The UK’s first university campus VC has launched its first £2m fund

Campus Capital has taken a US model across the pond to support student tech startups and the next generation of VCs

The UK’s first university campus VC has launched its first £2m fund

“The early bird catches the worm” is an adage that certainly seems to apply to the co-founders of Campus Capital, the VC firm. Drawing on the success of companies like Facebook and Snapchat, both of which were first conceived in student dorm rooms, Campus Capital aims to invest in early-stage university tech companies.

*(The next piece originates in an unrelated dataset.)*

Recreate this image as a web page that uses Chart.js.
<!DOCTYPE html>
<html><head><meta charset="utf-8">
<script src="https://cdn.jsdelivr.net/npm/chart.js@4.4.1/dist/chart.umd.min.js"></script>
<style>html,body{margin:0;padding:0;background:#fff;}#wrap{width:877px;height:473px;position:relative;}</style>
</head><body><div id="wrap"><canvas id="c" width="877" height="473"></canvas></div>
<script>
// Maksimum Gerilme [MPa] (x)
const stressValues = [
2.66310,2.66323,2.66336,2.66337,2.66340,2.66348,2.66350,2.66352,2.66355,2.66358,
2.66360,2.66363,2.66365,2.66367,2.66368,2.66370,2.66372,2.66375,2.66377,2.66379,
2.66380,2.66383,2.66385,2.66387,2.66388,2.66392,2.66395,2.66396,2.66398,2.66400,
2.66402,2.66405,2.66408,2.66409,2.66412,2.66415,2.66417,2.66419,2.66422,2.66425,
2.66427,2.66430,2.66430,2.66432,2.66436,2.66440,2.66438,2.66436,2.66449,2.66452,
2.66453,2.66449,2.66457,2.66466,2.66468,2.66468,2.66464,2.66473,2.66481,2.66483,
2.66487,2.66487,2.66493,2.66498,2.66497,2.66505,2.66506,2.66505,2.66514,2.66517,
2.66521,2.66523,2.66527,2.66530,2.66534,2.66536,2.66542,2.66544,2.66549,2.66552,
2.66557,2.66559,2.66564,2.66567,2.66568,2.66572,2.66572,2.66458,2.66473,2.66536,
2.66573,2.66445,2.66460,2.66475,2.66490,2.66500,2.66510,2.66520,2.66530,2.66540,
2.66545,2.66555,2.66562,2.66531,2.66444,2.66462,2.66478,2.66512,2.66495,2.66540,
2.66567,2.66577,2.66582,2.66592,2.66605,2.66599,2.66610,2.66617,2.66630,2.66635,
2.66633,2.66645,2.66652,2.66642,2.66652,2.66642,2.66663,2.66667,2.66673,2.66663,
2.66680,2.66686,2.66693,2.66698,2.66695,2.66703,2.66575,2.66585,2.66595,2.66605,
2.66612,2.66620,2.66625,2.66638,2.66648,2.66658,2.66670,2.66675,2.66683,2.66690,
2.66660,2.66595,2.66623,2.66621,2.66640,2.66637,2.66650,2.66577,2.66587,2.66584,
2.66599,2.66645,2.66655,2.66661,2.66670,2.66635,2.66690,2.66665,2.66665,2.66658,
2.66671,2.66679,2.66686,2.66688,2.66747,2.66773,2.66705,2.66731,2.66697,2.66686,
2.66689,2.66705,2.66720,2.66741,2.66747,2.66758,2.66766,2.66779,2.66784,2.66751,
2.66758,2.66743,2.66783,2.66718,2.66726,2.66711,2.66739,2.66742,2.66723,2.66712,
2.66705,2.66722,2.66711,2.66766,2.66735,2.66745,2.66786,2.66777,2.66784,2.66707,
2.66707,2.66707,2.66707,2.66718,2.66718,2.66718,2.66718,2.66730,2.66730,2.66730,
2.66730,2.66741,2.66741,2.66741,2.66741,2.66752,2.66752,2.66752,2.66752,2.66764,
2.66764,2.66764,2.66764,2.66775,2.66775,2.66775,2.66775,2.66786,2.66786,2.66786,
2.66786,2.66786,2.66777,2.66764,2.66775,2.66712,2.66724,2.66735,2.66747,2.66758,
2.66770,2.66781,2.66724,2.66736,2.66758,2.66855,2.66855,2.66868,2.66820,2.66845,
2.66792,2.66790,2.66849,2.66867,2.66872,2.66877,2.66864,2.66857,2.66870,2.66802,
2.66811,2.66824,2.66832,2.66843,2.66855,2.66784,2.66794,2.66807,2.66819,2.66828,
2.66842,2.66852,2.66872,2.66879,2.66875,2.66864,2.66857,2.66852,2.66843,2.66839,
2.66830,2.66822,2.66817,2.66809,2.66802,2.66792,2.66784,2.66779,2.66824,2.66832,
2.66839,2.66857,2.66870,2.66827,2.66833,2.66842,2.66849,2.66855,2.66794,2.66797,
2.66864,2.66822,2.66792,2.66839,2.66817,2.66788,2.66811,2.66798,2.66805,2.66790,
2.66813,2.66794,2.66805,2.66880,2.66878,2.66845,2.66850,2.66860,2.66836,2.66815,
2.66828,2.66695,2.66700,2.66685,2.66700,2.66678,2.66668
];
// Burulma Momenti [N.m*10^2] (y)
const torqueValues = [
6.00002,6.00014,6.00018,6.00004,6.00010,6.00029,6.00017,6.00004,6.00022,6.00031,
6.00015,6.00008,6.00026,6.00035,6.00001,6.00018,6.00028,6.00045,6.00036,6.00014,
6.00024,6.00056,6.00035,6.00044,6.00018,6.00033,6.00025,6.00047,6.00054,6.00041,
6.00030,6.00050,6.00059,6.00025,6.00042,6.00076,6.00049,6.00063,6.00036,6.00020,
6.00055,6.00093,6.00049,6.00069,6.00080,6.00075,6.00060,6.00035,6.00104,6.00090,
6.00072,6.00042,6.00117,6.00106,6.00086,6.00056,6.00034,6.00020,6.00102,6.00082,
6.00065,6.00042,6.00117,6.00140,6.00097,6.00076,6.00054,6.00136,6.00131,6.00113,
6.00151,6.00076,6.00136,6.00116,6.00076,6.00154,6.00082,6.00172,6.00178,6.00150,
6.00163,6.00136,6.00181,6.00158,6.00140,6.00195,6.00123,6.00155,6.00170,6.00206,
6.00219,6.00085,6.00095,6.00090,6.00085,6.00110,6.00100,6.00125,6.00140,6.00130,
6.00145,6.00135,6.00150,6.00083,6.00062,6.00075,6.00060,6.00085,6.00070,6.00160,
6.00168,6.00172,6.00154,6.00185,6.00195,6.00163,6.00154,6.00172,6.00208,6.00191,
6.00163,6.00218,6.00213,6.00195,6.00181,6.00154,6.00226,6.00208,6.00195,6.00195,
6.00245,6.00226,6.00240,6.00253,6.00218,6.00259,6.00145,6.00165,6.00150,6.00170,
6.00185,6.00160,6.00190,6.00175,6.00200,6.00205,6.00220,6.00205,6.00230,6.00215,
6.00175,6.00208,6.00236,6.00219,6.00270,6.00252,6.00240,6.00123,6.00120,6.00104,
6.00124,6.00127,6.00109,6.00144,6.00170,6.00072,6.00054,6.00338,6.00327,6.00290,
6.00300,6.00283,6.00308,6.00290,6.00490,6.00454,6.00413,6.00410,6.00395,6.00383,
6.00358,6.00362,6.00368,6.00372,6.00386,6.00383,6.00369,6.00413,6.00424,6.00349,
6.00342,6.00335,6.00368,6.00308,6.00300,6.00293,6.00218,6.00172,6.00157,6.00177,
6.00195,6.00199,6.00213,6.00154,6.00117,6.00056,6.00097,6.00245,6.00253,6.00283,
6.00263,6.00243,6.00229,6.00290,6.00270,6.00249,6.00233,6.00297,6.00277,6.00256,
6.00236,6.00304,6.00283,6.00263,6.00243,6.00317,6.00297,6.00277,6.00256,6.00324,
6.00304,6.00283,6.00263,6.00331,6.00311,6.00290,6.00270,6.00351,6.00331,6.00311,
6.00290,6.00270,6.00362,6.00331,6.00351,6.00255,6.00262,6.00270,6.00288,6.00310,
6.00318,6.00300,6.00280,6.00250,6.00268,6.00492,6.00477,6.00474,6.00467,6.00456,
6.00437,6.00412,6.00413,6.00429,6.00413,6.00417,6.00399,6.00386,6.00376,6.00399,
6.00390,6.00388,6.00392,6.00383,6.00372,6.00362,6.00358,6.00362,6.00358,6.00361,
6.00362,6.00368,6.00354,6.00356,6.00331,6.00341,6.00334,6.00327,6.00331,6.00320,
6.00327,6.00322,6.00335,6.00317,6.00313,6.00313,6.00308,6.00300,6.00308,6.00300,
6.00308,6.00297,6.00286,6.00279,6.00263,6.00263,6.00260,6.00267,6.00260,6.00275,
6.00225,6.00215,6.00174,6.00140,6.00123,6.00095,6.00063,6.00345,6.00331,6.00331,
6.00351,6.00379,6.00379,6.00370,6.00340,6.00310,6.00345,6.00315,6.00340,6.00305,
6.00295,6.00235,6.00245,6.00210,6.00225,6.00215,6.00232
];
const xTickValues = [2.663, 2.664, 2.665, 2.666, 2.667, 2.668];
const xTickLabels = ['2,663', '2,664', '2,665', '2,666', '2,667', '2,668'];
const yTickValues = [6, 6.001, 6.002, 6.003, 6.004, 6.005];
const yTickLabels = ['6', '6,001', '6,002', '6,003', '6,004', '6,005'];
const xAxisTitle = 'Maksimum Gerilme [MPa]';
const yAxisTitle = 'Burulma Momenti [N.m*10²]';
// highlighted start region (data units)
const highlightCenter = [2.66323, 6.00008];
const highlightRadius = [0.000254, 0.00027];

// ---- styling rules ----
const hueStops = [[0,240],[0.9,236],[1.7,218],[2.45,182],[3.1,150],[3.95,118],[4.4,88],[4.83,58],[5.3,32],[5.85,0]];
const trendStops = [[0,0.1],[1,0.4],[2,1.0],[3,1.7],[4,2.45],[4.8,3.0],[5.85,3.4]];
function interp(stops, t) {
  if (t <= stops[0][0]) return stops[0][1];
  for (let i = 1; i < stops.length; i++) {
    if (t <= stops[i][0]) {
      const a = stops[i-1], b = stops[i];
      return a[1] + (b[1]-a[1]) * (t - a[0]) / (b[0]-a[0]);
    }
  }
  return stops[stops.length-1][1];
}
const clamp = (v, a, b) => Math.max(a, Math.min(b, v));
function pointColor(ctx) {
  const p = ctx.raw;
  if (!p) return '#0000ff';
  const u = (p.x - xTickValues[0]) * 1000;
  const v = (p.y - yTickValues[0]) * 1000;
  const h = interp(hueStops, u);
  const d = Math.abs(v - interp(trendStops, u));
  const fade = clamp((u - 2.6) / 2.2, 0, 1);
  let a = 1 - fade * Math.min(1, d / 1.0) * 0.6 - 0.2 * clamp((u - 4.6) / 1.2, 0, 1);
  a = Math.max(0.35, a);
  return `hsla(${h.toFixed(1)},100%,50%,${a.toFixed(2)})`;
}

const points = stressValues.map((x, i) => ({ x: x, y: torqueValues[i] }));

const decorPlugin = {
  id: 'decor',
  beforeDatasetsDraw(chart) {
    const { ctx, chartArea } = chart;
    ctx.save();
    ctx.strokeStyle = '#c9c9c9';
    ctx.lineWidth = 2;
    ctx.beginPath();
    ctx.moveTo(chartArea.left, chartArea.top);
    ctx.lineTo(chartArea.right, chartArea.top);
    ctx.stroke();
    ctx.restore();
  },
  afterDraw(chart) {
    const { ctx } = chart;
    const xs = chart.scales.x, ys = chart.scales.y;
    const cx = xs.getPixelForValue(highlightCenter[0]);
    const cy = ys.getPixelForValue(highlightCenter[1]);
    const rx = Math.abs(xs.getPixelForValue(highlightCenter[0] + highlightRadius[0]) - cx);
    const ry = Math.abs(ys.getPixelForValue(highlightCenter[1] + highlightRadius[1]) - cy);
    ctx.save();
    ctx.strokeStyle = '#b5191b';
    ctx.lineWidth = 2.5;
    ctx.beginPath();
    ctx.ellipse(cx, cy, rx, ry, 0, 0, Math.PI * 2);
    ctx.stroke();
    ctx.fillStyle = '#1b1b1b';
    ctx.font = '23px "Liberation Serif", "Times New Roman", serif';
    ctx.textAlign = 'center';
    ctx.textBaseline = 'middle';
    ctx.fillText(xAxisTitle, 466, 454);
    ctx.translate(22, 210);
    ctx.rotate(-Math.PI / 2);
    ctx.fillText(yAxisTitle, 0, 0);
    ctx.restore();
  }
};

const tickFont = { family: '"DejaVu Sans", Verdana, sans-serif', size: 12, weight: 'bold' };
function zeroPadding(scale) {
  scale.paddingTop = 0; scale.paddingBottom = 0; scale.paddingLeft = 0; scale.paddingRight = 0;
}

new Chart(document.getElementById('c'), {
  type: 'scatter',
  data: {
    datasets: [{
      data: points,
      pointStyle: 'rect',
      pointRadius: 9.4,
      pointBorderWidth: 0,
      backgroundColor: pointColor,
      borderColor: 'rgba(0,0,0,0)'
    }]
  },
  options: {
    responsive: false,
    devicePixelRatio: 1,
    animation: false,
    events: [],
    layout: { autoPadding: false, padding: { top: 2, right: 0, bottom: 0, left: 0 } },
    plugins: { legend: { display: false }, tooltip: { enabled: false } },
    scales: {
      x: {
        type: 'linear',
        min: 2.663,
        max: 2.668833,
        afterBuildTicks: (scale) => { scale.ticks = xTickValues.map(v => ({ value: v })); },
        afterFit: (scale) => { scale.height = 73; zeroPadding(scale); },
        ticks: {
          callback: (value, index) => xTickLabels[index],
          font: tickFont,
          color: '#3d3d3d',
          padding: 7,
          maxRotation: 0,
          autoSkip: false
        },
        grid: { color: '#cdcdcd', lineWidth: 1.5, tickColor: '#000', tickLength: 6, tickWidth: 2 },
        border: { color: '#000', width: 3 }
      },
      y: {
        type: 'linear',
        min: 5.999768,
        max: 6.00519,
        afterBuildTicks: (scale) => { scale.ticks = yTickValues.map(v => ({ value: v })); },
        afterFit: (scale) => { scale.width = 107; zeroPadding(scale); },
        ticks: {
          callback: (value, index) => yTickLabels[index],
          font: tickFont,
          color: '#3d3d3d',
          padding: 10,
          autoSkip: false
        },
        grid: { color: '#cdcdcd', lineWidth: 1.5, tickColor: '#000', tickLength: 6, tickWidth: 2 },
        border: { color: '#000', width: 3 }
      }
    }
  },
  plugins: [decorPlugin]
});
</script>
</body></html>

While the firm’s business model is a UK first, it’s based on successful American counterparts and will invest in startups that are university spin-outs, alumni businesses or local startups. The business will not only nurture new entrepreneurs but will also nurture the next generation of investors by giving students the opportunity to act as VCs themselves and participate alongside investment professionals in the management of the firm’s portfolio. “Many students are passionate about business and enterprise and in tune with new technology so [they] are well placed to spot emerging trends and scout for potential investments,” said Michael Howe, co-founder of Campus Capital.

The VC company has now launched its first partnership with the University of Sheffield along with its first £2m fund, with plans to eventually roll out the model across the UK. Commenting on the partnership, Sara Pates, head of enterprise at the University of Sheffield, said: “We are very excited to be partnering in such an innovative initiative, which compliments existing similar provision for students to make stock market investments. It is the ‘real’ element of both of these opportunities which make them so valuable to our students. Students will develop a broad range of employability skills whilst gaining a unique insight into the world of VC investments and entrepreneurial startups.”

The university VC firm is supported by by Tech North, the government-backed network aimed at accelerating tech startups in the north of England. It will be managed by a manager authorised by the Financial Conduct Authority, the financial regulatory body.

Given that the British Chambers of Commerce and the Boardroom Bellwether report both recently painted a rather bleak forecast of the business landscape of 2017, it’s encouraging to see initiatives aimed at ensuring a steady pipeline of both talented tech entrepreneurs and investors.